[TO BE DONE] Write out only the lines from the start of the entries up to and including the line with "var yTicks = [-1.5, -1.0, -0.5, 0.0, 0.5];"; please skip the pictures.

-- START EXTRACTED MATERIAL --

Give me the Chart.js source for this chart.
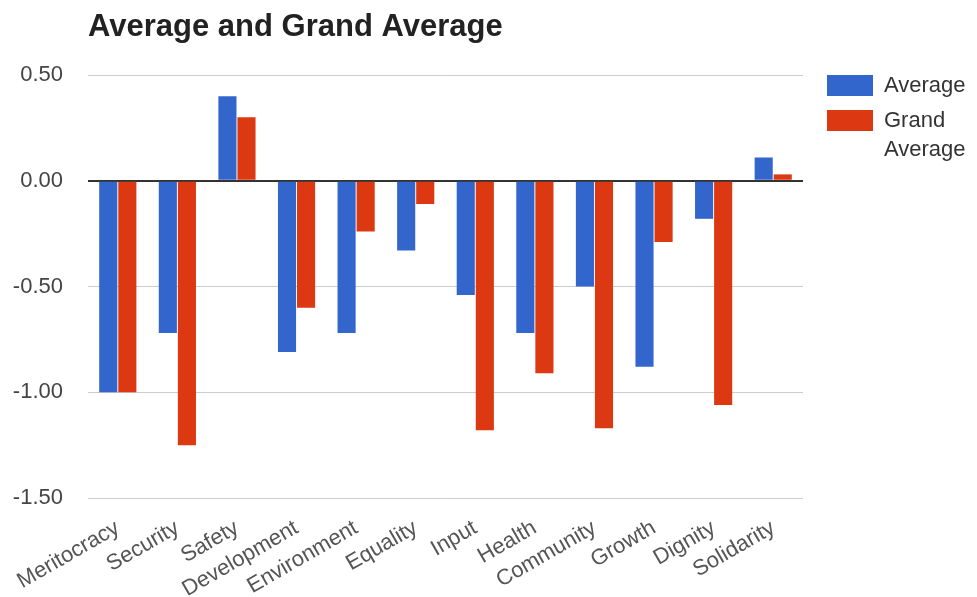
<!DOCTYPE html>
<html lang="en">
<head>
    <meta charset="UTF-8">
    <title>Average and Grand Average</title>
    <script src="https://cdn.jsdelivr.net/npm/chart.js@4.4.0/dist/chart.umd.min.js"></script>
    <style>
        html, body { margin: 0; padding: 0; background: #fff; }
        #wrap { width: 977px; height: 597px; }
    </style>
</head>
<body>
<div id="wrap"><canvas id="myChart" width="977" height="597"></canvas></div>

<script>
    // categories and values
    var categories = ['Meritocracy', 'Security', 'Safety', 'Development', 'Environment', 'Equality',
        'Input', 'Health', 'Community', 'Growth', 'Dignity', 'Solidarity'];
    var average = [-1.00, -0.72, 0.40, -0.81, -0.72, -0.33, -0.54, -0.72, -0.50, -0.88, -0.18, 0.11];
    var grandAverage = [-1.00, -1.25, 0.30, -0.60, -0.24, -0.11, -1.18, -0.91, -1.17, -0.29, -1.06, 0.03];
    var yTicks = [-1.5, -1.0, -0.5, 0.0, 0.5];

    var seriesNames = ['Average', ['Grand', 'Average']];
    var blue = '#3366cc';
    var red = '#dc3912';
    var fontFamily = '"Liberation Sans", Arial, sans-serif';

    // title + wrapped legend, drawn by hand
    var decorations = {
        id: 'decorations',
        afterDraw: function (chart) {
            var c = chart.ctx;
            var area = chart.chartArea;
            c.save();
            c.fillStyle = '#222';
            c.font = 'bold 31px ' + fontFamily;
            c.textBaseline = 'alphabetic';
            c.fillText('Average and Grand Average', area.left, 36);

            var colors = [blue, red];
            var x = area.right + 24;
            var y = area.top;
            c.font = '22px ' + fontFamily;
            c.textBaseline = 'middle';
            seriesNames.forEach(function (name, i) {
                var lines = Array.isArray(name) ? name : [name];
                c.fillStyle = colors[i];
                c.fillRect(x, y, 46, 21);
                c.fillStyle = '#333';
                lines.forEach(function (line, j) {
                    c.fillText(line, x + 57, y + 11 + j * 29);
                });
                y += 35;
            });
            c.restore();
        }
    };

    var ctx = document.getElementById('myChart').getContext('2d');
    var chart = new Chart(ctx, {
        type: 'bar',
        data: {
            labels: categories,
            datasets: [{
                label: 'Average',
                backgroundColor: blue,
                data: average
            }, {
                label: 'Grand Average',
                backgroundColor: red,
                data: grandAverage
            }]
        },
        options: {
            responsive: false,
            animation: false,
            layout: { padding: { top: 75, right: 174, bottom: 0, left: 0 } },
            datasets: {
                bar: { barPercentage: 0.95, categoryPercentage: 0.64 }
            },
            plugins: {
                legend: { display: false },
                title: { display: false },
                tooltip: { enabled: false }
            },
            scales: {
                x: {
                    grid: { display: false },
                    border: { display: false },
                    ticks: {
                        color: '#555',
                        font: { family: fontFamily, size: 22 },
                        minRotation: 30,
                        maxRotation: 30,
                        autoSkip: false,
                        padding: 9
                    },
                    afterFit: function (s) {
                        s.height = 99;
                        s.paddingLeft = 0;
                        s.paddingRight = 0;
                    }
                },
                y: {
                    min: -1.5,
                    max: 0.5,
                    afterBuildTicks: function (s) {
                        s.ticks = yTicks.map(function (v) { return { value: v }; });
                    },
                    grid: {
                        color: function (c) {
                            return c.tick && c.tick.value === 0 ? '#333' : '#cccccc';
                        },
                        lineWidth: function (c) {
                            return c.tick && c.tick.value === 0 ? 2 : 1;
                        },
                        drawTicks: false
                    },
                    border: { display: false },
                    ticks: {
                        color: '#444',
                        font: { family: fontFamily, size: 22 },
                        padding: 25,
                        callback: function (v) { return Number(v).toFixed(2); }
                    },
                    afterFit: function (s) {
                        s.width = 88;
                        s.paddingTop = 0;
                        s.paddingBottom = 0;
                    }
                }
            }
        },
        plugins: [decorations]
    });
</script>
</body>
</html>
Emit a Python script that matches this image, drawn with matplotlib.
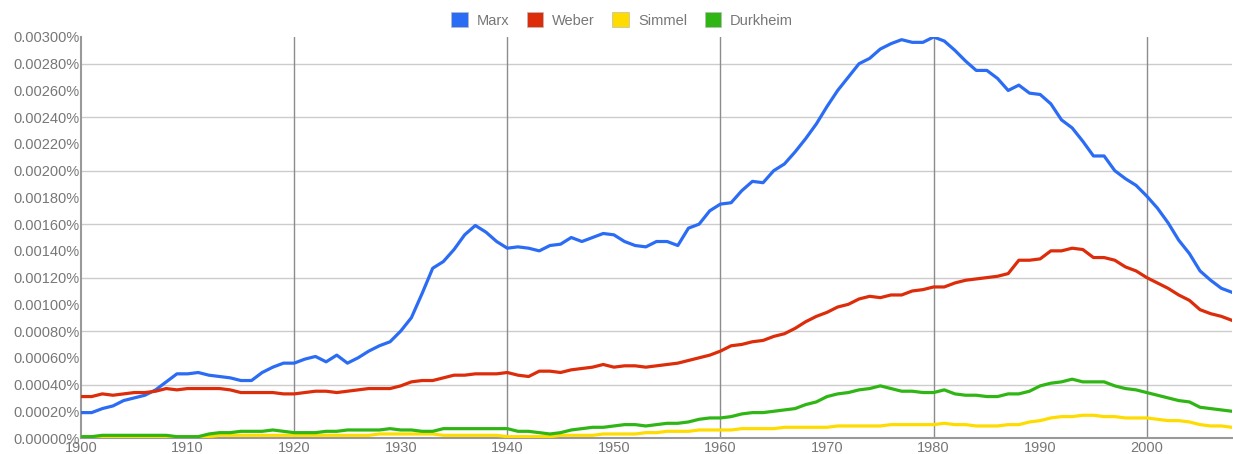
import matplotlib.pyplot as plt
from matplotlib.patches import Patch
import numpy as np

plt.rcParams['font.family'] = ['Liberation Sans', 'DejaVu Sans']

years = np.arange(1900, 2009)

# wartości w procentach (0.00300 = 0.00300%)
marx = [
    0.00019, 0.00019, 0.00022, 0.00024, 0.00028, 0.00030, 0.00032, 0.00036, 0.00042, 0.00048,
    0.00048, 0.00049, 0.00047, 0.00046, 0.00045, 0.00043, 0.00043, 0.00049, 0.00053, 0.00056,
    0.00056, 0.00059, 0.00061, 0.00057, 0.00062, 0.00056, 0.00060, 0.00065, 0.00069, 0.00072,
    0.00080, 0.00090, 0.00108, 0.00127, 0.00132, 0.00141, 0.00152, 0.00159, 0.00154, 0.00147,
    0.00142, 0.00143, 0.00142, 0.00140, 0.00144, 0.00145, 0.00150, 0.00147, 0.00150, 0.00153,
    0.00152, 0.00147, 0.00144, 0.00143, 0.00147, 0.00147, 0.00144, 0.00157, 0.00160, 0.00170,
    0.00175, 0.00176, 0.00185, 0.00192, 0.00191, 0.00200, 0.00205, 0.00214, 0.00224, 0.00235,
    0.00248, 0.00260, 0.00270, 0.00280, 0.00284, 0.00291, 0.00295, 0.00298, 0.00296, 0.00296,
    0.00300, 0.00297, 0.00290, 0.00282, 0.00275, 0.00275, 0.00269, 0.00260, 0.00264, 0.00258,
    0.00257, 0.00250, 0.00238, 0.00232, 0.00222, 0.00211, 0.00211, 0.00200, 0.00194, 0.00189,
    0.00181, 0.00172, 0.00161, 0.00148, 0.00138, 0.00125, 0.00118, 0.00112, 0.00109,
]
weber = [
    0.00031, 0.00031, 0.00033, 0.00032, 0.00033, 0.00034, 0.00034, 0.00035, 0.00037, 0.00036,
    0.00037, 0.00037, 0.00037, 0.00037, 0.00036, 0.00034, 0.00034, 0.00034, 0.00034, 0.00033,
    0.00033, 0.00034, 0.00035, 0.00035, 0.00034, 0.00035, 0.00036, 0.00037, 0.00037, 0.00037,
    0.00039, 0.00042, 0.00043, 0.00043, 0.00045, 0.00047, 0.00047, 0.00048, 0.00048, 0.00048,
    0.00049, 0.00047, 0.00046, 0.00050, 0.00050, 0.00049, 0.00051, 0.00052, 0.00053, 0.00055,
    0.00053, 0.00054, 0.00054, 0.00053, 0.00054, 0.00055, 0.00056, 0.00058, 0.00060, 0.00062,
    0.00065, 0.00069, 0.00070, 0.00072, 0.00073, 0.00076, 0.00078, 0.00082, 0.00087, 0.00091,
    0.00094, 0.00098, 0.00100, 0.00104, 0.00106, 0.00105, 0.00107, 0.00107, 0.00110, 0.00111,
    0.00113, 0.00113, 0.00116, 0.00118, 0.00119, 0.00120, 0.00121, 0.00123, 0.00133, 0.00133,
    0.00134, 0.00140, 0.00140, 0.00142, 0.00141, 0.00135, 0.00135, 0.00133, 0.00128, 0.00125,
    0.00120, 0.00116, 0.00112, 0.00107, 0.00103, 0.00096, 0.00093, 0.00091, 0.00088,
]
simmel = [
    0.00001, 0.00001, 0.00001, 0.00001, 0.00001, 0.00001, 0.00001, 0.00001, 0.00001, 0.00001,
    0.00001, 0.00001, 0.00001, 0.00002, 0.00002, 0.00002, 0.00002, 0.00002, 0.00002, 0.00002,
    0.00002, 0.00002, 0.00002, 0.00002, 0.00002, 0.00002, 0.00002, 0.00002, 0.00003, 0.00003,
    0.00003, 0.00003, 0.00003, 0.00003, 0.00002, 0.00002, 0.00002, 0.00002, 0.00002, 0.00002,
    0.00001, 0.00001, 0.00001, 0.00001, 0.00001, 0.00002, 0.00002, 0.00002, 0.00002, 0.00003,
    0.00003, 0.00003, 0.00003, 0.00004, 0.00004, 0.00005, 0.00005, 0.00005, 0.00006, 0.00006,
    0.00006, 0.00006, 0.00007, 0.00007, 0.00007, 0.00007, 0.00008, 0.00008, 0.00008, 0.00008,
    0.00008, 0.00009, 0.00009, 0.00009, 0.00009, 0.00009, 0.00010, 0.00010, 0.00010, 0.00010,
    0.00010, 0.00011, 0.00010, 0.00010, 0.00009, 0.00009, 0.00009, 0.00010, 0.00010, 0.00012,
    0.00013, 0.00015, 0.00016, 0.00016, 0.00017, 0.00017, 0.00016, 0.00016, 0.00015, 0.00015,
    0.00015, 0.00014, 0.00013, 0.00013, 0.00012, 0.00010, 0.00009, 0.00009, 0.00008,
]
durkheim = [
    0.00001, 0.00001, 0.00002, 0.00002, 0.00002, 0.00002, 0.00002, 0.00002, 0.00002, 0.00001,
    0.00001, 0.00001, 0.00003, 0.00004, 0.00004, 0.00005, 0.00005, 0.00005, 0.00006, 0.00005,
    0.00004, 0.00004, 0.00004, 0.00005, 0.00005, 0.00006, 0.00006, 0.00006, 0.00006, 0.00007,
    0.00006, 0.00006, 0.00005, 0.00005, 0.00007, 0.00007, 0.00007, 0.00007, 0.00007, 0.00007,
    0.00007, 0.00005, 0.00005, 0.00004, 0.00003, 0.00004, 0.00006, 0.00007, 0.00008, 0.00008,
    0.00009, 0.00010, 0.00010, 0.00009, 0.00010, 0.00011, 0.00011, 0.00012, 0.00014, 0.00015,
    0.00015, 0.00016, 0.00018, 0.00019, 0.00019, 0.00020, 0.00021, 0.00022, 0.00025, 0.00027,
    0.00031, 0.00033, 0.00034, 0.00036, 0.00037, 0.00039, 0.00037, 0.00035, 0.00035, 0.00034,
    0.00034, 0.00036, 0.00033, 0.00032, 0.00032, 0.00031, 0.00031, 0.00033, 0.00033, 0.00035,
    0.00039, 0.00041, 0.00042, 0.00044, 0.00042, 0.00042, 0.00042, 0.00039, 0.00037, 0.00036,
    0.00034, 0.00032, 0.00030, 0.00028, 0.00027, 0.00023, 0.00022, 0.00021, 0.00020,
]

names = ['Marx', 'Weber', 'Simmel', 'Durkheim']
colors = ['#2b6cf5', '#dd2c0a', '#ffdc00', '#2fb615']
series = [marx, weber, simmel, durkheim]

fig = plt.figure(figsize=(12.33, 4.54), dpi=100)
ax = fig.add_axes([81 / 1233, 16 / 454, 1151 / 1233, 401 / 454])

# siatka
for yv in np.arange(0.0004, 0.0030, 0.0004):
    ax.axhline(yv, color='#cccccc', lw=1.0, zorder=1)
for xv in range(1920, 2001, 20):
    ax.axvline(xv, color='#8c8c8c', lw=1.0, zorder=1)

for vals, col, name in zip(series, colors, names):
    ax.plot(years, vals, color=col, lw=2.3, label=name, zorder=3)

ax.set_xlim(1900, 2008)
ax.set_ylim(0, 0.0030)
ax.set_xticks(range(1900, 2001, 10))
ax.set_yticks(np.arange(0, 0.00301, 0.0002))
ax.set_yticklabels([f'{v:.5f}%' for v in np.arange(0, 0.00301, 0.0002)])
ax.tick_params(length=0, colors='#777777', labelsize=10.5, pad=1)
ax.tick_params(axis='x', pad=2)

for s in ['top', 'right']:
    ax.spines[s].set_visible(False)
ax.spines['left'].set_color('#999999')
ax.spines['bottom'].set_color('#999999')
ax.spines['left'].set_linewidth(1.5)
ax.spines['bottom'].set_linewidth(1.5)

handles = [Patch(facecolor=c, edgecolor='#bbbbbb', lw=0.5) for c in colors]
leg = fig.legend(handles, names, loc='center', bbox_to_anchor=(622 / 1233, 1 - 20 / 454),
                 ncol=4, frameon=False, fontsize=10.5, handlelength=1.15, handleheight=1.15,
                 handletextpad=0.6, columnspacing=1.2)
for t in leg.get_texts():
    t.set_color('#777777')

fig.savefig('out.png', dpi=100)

-- END EXTRACTED MATERIAL --

[RESPONSE]
Give me the Chart.js source for this chart.
<!DOCTYPE html>
<html lang="en">
<head>
    <meta charset="UTF-8">
    <title>Average and Grand Average</title>
    <script src="https://cdn.jsdelivr.net/npm/chart.js@4.4.0/dist/chart.umd.min.js"></script>
    <style>
        html, body { margin: 0; padding: 0; background: #fff; }
        #wrap { width: 977px; height: 597px; }
    </style>
</head>
<body>
<div id="wrap"><canvas id="myChart" width="977" height="597"></canvas></div>

<script>
    // categories and values
    var categories = ['Meritocracy', 'Security', 'Safety', 'Development', 'Environment', 'Equality',
        'Input', 'Health', 'Community', 'Growth', 'Dignity', 'Solidarity'];
    var average = [-1.00, -0.72, 0.40, -0.81, -0.72, -0.33, -0.54, -0.72, -0.50, -0.88, -0.18, 0.11];
    var grandAverage = [-1.00, -1.25, 0.30, -0.60, -0.24, -0.11, -1.18, -0.91, -1.17, -0.29, -1.06, 0.03];
    var yTicks = [-1.5, -1.0, -0.5, 0.0, 0.5];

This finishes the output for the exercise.